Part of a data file
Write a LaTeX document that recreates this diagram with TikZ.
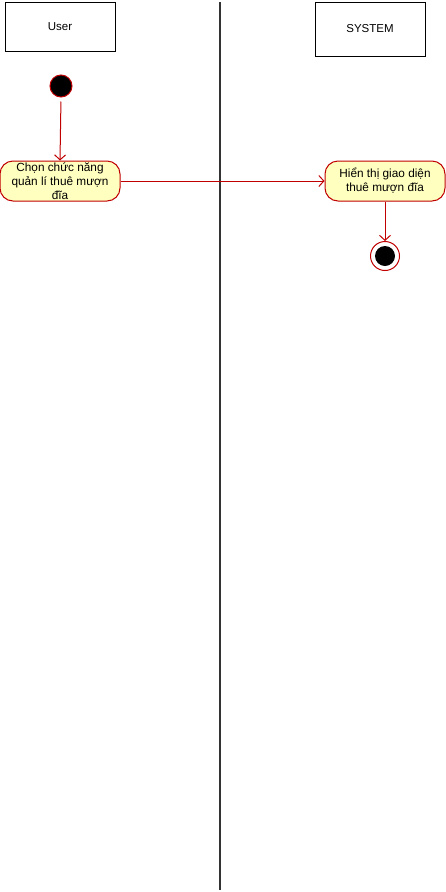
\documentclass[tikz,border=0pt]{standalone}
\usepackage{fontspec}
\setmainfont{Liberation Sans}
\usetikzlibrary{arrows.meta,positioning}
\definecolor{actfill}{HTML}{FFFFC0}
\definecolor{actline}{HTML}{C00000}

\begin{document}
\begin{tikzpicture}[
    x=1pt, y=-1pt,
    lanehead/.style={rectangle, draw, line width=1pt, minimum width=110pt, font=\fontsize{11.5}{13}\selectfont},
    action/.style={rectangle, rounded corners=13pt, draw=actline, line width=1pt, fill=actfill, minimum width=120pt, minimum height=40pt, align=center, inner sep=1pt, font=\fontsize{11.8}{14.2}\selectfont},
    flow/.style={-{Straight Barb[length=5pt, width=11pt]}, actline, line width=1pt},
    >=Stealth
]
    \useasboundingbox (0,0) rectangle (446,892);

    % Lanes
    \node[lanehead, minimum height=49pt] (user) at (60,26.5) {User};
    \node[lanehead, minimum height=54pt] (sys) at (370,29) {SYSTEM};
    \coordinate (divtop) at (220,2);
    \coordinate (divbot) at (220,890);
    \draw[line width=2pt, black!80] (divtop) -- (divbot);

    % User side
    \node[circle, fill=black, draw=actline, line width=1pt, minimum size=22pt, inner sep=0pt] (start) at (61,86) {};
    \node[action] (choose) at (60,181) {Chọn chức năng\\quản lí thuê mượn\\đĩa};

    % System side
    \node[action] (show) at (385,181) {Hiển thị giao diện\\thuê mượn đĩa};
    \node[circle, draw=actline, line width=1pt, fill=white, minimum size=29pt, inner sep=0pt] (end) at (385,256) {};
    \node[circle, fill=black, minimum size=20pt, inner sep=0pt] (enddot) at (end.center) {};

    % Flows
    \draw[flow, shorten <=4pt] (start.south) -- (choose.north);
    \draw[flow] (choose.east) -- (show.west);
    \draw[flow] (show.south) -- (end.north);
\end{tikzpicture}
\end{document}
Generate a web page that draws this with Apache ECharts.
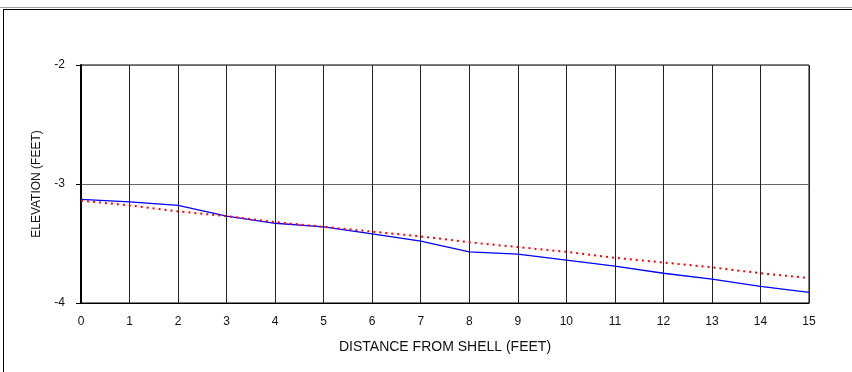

Task to carry out
Transcribe every entry above exactly. Omit all pictures.

Finished exercise
Write a LaTeX document that recreates this diagram with TikZ.
\documentclass[tikz,border=0pt]{standalone}
\usepackage{fontspec}
\setmainfont{Liberation Sans}
\usetikzlibrary{arrows.meta,positioning}
\definecolor{actfill}{HTML}{FFFFC0}
\definecolor{actline}{HTML}{C00000}

\begin{document}
\begin{tikzpicture}[
    x=1pt, y=-1pt,
    lanehead/.style={rectangle, draw, line width=1pt, minimum width=110pt, font=\fontsize{11.5}{13}\selectfont},
    action/.style={rectangle, rounded corners=13pt, draw=actline, line width=1pt, fill=actfill, minimum width=120pt, minimum height=40pt, align=center, inner sep=1pt, font=\fontsize{11.8}{14.2}\selectfont},
    flow/.style={-{Straight Barb[length=5pt, width=11pt]}, actline, line width=1pt},
    >=Stealth
]
    \useasboundingbox (0,0) rectangle (446,892);

    % Lanes
    \node[lanehead, minimum height=49pt] (user) at (60,26.5) {User};
    \node[lanehead, minimum height=54pt] (sys) at (370,29) {SYSTEM};
    \coordinate (divtop) at (220,2);
    \coordinate (divbot) at (220,890);
    \draw[line width=2pt, black!80] (divtop) -- (divbot);

    % User side
    \node[circle, fill=black, draw=actline, line width=1pt, minimum size=22pt, inner sep=0pt] (start) at (61,86) {};
    \node[action] (choose) at (60,181) {Chọn chức năng\\quản lí thuê mượn\\đĩa};

    % System side
    \node[action] (show) at (385,181) {Hiển thị giao diện\\thuê mượn đĩa};
    \node[circle, draw=actline, line width=1pt, fill=white, minimum size=29pt, inner sep=0pt] (end) at (385,256) {};
    \node[circle, fill=black, minimum size=20pt, inner sep=0pt] (enddot) at (end.center) {};

    % Flows
    \draw[flow, shorten <=4pt] (start.south) -- (choose.north);
    \draw[flow] (choose.east) -- (show.west);
    \draw[flow] (show.south) -- (end.north);
\end{tikzpicture}
\end{document}
Generate a web page that draws this with Apache ECharts.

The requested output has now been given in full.